Harold Lea
Someone with a fetish for high heeled shoes is carving, poisoning, and exploding their way through the beatnik community in Greenwich Village. Super square detective, Walsh (Edward Jamus) and his partner Ed (Hugh Romney) are on the case. What they encounter are batch of drunken drugged up louts and waton women in the underground art scene. The killer keeps striking and stealing shoes while, Walsh keeps stumbling around with a woman named Janet, who must be sensible because she isn’t a real beatnik, just an anthropologist posing as one.
The Fat Black Pussycat lets you know exactly what’s up during its opening moments: a naked woman stumbles down an alley and collapses, as half of her her butt is lovingly framed in the image for the entirety of the opening credits.
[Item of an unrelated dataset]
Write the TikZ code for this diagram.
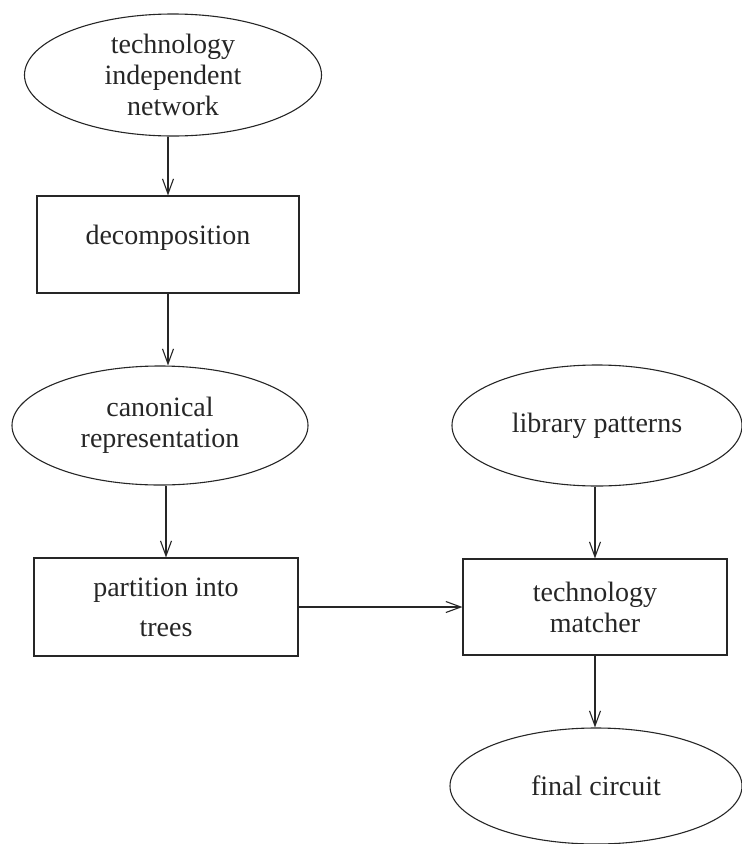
\documentclass[tikz,border=0pt]{standalone}
\usepackage{fontspec}
\setmainfont{Liberation Serif}
\usetikzlibrary{shapes.geometric,arrows.meta}

\tikzset{
  flow/.style={line width=1.1pt, draw=black!85},
  txt/.style={font=\fontsize{28}{31}\selectfont, align=center, text=black!85},
  oval/.style={flow, ellipse, inner sep=0pt},
  box/.style={flow, rectangle, inner sep=0pt, txt},
  link/.style={flow, -{Straight Barb[length=15pt,width=11pt,line width=1.1pt]}},
}

\begin{document}
\begin{tikzpicture}[x=1pt,y=-1pt]
  \useasboundingbox (0,0) rectangle (742,844);

  % left column: network flow
  \node[oval, minimum width=297pt, minimum height=122pt,
        label={[txt]center:{technology\\independent\\network}}] (tin) at (173,75) {};
  \node[box, minimum width=262pt, minimum height=97pt,
        label={[txt,yshift=7pt]center:{decomposition}}] (dec) at (168,244.5) {};
  \node[oval, minimum width=296pt, minimum height=119pt,
        label={[txt]center:{canonical\\representation}}] (can) at (160,425.5) {};
  \node[box, minimum width=264pt, minimum height=98pt] (par) at (166,607)
        {partition into\\[9pt]trees};

  % right column: matching
  \node[oval, minimum width=290pt, minimum height=121pt,
        label={[txt]center:{library patterns}}] (lib) at (597,425.5) {};
  \node[box, minimum width=264pt, minimum height=96pt] (mat) at (595,607)
        {technology\\matcher};
  \node[oval, minimum width=292pt, minimum height=116pt,
        label={[txt]center:{final circuit}}] (fin) at (596,786) {};

  % connectors
  \draw[link] (tin.south -| dec.north) -- (dec.north);
  \draw[link] (dec.south) -- (dec.south |- can.north);
  \draw[link] (par.north |- can.south) -- (par.north);
  \draw[link] (par.east) -- (par.east -| mat.west);
  \draw[link] (lib.south -| mat.north) -- (mat.north);
  \draw[link] (mat.south) -- (mat.south |- fin.north);
\end{tikzpicture}
\end{document}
Hey, wait a minute, that black pussycat isn't fat at all... |
The Fat Black Pussycat soon settles into its groove: Detective Walsh runs into increasingly odd beatnik after beatnik. It rarely amounts to more than some light comedy and exploitative moments of, ‘look how disgusting and dumb these arts slobs are.’ The whole thing feels like a Dragnet episode, albeit with a slightly less straight-laced lead and some excessively violent murders. The end manages to conflate homosexuality, bisexuality, fetishism, and schizophrenia in an outstanding moment of wrongheadedness. There is also some supreme nonsense about cats having ESP and being attracted to murder scenes. It would almost feel out of place if the film was a more coherent whole.
Even though the film holds counterculture in contempt, the locations do provide an interesting snapshot of Greenwich Village in 1963. As a proto-slasher film, I think works reasonably well. The attacks are surprisingly graphic (thanks to some later filmed inserts). We even get an early POV shot from a heavy breathing killer, something that would become something of a slasher staple in later years. I suspect the psycho-sexual babble is cribbed from Psycho (1960) and is completely (perhaps deliberately) misunderstood.
Surprisingly, and with no small thanks to Something Weird’s restoration, The Fat Black Pussycat looks and sounds great. The score consists of groovy jazz that adds an air of energy and just enough sleaze to keeps things interesting without dominating every moment. The cinematography is filled with some lovely looking high contrast black and white images that elevate the film from the micro-budgeted wreck that it really is. The real magic of the production comes alive while watching the deleted scenes and the alternate ending. It’s here it becomes evident that the final product was stitched together with extra scenes of talking and blood, and it’s minor miracle that the whole thing is coherent at all.
Ah, you opened with the Lew Welch gambit, a classic. |
The Fat Black Pussycat is sleazy and exploitative in just the right way. When it entertains it does so in an engagingly gross way, when all else fails it throws out some random bit of weirdness that manages to confound long enough for the film to move on to the next scene.